Retype only what runs from the first line of the listing to the line holding "return x / W", both included. Do not retype the pictures.

• • •

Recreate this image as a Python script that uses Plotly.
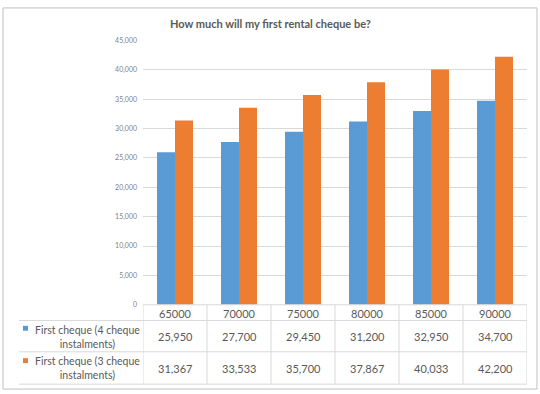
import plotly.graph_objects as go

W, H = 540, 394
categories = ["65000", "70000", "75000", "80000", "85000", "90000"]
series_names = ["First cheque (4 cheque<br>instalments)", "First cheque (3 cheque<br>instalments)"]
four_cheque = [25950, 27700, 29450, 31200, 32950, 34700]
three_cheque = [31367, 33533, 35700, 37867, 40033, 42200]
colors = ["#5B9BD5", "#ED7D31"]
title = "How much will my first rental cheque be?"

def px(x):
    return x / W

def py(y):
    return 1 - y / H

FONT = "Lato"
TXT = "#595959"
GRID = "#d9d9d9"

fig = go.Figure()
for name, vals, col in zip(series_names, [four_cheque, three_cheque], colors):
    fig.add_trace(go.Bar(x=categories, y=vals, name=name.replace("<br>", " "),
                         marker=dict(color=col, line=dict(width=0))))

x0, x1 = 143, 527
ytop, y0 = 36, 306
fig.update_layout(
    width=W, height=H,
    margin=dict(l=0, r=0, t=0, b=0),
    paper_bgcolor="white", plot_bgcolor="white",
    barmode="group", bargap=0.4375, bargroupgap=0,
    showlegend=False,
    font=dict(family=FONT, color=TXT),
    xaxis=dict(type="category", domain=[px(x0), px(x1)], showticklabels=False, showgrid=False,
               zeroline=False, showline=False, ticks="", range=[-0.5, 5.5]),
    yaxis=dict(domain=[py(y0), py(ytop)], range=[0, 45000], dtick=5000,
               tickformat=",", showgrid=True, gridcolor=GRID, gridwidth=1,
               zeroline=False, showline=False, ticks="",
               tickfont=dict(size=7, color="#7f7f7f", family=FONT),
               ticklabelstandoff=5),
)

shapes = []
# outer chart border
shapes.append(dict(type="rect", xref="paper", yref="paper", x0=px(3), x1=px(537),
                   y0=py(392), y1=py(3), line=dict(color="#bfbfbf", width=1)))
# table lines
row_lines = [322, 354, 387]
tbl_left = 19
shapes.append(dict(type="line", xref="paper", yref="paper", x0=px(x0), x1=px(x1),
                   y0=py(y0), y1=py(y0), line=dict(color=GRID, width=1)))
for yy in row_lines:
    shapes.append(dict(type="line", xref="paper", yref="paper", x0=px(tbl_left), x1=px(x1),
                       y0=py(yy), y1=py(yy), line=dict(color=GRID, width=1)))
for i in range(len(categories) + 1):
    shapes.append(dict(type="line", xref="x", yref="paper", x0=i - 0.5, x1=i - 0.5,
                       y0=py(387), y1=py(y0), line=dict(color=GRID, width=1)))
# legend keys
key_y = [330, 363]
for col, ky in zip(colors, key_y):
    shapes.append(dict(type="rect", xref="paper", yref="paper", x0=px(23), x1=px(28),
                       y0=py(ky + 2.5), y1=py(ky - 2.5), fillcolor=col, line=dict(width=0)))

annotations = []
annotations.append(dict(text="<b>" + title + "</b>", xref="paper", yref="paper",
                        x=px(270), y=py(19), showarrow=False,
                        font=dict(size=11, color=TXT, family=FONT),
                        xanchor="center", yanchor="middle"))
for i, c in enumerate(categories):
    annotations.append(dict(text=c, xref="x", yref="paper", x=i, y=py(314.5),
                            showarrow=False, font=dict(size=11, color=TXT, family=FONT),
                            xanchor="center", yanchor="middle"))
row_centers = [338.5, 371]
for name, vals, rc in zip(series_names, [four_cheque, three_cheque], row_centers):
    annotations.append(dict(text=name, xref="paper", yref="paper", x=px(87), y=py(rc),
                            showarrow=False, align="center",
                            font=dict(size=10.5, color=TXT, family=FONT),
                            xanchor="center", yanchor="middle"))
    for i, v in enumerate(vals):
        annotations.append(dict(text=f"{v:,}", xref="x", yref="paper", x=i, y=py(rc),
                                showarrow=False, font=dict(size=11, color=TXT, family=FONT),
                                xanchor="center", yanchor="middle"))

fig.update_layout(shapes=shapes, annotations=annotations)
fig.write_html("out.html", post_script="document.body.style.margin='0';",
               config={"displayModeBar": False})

• • •

COMPLETED TASK
Recreate this image as a Python script that uses Plotly.
import plotly.graph_objects as go

W, H = 540, 394
categories = ["65000", "70000", "75000", "80000", "85000", "90000"]
series_names = ["First cheque (4 cheque<br>instalments)", "First cheque (3 cheque<br>instalments)"]
four_cheque = [25950, 27700, 29450, 31200, 32950, 34700]
three_cheque = [31367, 33533, 35700, 37867, 40033, 42200]
colors = ["#5B9BD5", "#ED7D31"]
title = "How much will my first rental cheque be?"

def px(x):
    return x / W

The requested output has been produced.